Despite their common intention to represent citizens, NGOs and parties have fundamentally different roles and values. First, they have distinct institutional roles in governance terms: for instance, parties represent constituencies, and NGOs represent civil society. NGO leadership is independent of governments and businesses and sometimes in contest with them. This contestation is based on the value of equality NGOs pursue by questioning power (economic, political, social and so on). Meanwhile, parties pursue power-questioning ideologies and seek the means to exercise power. Therefore, NGO and party leadership are different and NGO candidates may need to act strategically to win elections.
At the same time, the professionalization of both sectors as a result of managerialism may make NGO candidates – with their networking, management and charismatic skills – valuable leaders for parties and local governance. In Central and Eastern European countries (CEECs), parties have been professionalising for more than two decades, but professionalization is still incipient in NGOs. Additionally, the professionalization of party and local governance may be appealing to NGO leaders looking for a more stable and long-term career. Both their skills and the promise of a professional future may make NGO candidates more likely to strategically adopt party values and rules.
On the other side, local governments are closer than national leadership to citizens. They are more exposed to scrutiny and high expectations for performance. They also focus more on policy issues than party cleavages. As a result, leadership is currently highly valued at the local level, and local leaders must prove that they are good networkers, strong managers and charismatic politicians. NGOs leaders fulfil these requirements. But our results cast doubts on the scope for effective local collective action. Our results are significant within the context of problematic central European relationships between civil society and NGOs on one side, and central governments on the other, especially in the light of the current political developments in Hungary.
In addition, we looked at the importance of the issues considered relevant at the city level, such as environmental protection or local development. For example, the issue of environmental protection presents some deviation between candidates’ and parties’ values, but this deviation was not statistically significant. The environmental issue was more important to almost all local politicians than to their political parties, regardless of their position on the political spectrum.
The insignificance of the politics of issues may be connected to the results on voting behaviour and political systems in the Central and Eastern European countries. Although some civic movements grow to gain national political importance, the political systems generally limit political participation at national levels. This finding implies that parties with greater visibility at the national level may also contribute to candidate identification at the local level, thus increasing the likelihood that these candidates will be voted in. This finding is particularly relevant in larger cities (especially in capital cities), while the political scene is more decentralized in rural areas (but they are beyond the scope of our research). This is caused by a higher level of anonymity among inhabitants in cities, the focus of the voting public on economic activities, a higher density of political and social activities beyond political parties and less direct contact between voters and politicians.

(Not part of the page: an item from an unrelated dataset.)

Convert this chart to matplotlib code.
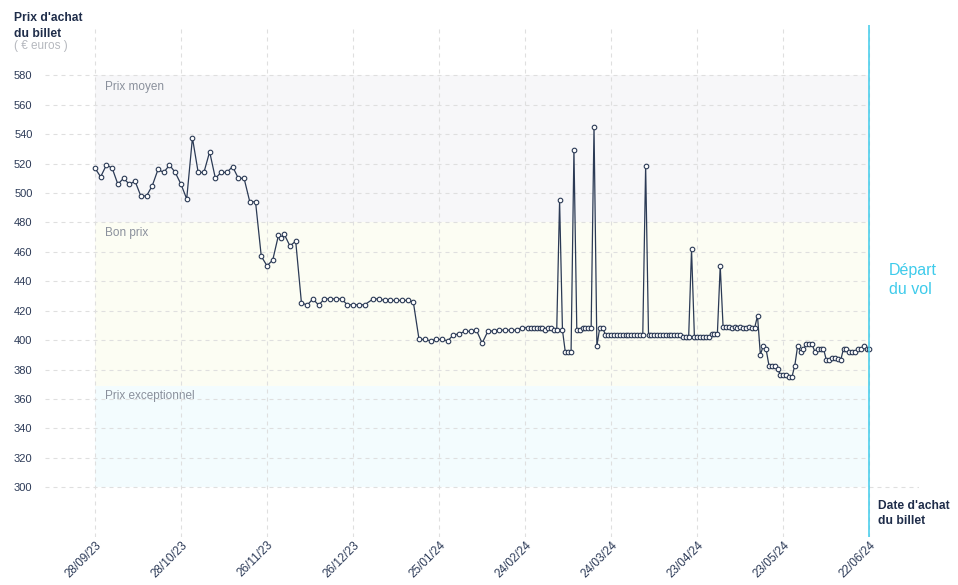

Our results do not show resistance to socialization among candidates who are NGO leaders. The presence of non-profit leadership does not affect the relationship between the positions of politicians and the positions of their political parties. Moreover, candidates who are NGO leaders were not more likely to be elected than other candidates. This finding can be explained by a strong party politics culture, in which NGOs are less involved in political decision-making. This implies that the traits of non-profit leaders at the local level are not particularly useful for building political leadership. It confirms the results of the Eurobarometer which shows that NGOs are regarded as weak political players in Central Europe, and the current political steps of central governments towards civil society organizations in these countries.
Our study contributes to leadership research in two respects. First, it shows that sets of values are involved in leaders’ strategic thinking and that leaders are willing to adopt new sets of values and rules instrumentally, in order to facilitate their own success. Second, the irrelevance of adopting party values for the likelihood of being elected underlines the importance of studying voting behaviour as the key to understanding how voters may facilitate or hinder political leadership.
Oto Potluka is a senior researcher at the Center for Philanthropy Studies (CEPS) at the University of Basel, Switzerland. Among his main concerns belong relationship between nonprofit and public sectors, and impact evaluations of intervention programmes. He concentrates on the regional development, including of role of the civil society in development policies. Marybel Perez is a senior researcher at the Center for Philanthropy Studies (CEPS) at the University of Basel, Switzerland. Her previous appointments include adjunct lecturer at Parsons: The New School for Social Research in Paris and at ESSCA School of Management in France. She was research fellow for Eurosphere, a 6th Framework Programme of the European Commission at the University of Bergen, Norway, where she obtained her PhD.